## Begin Provided data

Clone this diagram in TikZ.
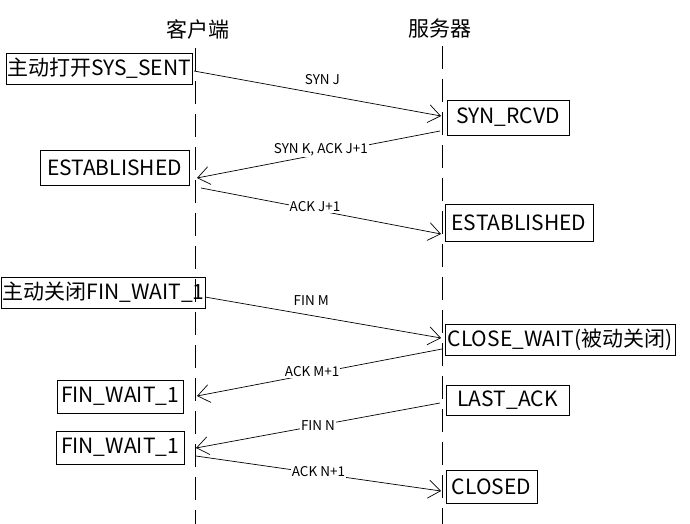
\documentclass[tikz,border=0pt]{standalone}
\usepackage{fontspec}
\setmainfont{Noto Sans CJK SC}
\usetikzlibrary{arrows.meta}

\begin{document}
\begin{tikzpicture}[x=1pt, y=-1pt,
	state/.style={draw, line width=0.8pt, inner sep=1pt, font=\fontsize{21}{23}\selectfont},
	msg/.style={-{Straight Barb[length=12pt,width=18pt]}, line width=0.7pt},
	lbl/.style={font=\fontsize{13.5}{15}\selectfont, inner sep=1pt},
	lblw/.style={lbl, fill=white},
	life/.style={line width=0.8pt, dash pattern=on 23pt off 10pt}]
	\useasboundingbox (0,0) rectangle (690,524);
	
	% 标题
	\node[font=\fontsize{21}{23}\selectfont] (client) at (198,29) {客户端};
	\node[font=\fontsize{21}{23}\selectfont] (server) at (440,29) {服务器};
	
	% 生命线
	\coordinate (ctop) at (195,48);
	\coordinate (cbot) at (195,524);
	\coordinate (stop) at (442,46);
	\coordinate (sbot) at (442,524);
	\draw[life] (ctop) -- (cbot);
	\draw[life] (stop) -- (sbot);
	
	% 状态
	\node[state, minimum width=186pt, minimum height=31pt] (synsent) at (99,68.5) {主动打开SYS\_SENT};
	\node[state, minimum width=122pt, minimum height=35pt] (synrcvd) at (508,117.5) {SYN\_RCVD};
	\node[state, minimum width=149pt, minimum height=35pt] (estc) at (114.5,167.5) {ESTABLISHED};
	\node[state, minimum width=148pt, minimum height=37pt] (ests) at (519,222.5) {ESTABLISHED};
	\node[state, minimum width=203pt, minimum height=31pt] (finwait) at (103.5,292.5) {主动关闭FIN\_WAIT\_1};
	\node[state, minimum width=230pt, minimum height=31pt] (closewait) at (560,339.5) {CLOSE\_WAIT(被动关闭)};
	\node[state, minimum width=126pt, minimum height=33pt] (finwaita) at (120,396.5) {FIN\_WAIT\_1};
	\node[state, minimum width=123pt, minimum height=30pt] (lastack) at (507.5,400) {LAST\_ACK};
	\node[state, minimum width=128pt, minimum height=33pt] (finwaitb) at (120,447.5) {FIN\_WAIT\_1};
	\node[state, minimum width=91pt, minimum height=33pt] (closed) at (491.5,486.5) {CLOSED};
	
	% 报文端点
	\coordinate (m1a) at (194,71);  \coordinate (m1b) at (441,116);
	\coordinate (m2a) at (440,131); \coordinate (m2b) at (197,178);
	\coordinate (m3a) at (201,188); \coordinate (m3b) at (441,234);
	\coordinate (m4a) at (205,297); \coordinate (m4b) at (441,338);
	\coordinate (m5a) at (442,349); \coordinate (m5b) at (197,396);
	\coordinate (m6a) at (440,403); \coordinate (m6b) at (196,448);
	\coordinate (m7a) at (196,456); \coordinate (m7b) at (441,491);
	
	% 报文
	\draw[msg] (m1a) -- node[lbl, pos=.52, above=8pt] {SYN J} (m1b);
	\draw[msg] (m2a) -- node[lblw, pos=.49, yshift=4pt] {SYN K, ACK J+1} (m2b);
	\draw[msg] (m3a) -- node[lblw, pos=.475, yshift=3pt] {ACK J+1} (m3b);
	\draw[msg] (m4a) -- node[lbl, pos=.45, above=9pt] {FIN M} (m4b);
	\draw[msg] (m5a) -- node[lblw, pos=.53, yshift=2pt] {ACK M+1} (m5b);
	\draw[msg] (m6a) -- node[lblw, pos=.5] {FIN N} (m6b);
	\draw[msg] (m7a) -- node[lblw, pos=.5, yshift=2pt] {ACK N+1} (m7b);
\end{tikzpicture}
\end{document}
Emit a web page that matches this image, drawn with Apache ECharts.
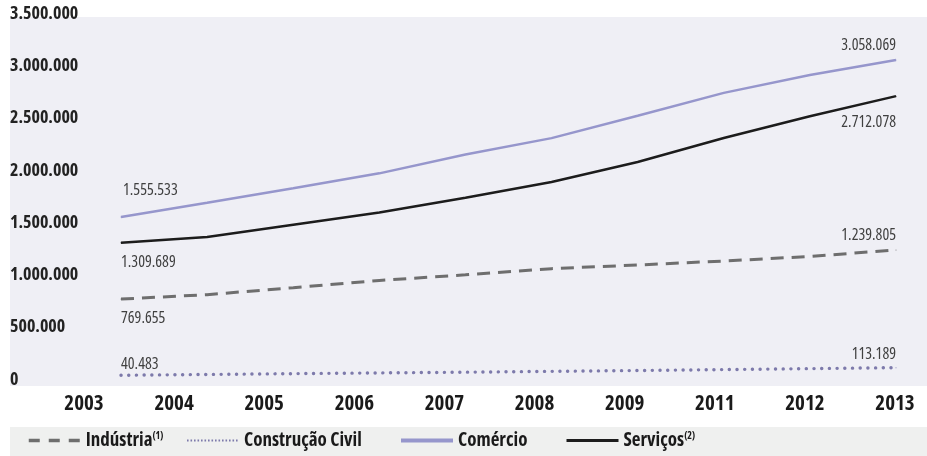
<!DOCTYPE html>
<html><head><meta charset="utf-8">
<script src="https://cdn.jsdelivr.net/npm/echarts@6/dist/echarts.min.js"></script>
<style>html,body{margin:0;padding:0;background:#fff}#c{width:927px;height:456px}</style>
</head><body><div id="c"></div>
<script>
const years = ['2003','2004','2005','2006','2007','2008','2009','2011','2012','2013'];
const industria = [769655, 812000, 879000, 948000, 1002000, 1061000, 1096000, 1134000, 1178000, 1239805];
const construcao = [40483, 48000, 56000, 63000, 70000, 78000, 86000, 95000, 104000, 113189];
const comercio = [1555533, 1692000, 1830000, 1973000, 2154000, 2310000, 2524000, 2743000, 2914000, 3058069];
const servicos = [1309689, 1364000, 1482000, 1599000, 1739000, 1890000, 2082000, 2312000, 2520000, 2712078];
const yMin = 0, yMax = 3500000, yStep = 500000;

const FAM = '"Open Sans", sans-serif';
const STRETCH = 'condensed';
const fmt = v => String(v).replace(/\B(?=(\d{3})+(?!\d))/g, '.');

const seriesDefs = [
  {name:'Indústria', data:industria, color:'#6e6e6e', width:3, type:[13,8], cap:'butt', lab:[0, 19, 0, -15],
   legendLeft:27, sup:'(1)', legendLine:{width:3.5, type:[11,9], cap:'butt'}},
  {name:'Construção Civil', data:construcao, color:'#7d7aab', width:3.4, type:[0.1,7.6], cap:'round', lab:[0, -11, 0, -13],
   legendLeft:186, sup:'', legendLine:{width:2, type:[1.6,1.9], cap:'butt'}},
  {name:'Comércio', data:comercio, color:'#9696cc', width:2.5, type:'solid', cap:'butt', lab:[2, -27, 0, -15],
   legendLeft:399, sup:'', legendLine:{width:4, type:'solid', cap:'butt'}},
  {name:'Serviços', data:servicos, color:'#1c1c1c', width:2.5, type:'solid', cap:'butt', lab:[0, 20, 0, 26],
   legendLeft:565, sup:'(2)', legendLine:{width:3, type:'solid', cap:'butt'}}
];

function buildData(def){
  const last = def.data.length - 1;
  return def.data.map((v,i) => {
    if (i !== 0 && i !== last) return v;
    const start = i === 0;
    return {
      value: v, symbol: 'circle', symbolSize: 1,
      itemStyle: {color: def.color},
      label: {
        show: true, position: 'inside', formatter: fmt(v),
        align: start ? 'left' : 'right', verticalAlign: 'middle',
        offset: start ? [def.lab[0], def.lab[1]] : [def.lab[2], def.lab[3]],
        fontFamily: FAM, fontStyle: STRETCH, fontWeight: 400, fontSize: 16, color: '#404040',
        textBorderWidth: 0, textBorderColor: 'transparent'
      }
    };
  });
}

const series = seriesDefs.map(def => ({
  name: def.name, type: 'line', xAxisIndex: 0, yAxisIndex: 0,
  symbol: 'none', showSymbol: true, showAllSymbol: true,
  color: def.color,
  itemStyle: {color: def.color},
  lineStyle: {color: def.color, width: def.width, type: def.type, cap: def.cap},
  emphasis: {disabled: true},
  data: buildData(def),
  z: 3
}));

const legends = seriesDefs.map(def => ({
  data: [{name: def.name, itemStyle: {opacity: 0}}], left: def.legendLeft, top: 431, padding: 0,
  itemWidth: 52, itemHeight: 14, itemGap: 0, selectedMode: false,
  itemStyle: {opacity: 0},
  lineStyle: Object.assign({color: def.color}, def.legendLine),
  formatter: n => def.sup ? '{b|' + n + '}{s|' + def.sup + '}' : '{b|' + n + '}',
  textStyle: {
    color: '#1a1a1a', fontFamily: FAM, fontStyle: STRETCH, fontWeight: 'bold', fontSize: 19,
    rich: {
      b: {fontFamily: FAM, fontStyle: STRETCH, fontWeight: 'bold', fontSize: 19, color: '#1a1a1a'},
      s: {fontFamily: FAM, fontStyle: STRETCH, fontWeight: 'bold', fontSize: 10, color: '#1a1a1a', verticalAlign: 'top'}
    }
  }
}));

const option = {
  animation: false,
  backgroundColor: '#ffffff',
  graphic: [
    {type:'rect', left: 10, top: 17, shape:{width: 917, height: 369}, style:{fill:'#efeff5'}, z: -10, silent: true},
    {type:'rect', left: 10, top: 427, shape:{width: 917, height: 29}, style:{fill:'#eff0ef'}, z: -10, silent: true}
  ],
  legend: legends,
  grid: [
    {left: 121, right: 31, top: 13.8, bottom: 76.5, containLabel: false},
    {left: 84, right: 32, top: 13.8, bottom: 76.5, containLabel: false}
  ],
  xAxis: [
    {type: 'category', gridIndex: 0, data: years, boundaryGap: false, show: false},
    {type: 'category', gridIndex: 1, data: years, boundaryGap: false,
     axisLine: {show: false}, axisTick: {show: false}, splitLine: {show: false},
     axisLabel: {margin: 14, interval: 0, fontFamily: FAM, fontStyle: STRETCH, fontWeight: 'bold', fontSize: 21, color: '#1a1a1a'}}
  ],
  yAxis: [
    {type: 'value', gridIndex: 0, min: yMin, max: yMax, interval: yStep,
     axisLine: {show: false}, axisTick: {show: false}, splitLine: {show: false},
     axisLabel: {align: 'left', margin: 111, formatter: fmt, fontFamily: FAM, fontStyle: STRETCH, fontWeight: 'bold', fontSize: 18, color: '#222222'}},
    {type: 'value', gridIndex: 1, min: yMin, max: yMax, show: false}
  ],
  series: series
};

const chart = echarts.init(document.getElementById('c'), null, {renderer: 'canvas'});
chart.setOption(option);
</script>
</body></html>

## End Provided data

Reproduce the data above word for word from its first line through the line that holds "(stop) -- (sbot);", both ends included; skip pictures.

Clone this diagram in TikZ.
\documentclass[tikz,border=0pt]{standalone}
\usepackage{fontspec}
\setmainfont{Noto Sans CJK SC}
\usetikzlibrary{arrows.meta}

\begin{document}
\begin{tikzpicture}[x=1pt, y=-1pt,
	state/.style={draw, line width=0.8pt, inner sep=1pt, font=\fontsize{21}{23}\selectfont},
	msg/.style={-{Straight Barb[length=12pt,width=18pt]}, line width=0.7pt},
	lbl/.style={font=\fontsize{13.5}{15}\selectfont, inner sep=1pt},
	lblw/.style={lbl, fill=white},
	life/.style={line width=0.8pt, dash pattern=on 23pt off 10pt}]
	\useasboundingbox (0,0) rectangle (690,524);
	
	% 标题
	\node[font=\fontsize{21}{23}\selectfont] (client) at (198,29) {客户端};
	\node[font=\fontsize{21}{23}\selectfont] (server) at (440,29) {服务器};
	
	% 生命线
	\coordinate (ctop) at (195,48);
	\coordinate (cbot) at (195,524);
	\coordinate (stop) at (442,46);
	\coordinate (sbot) at (442,524);
	\draw[life] (ctop) -- (cbot);
	\draw[life] (stop) -- (sbot);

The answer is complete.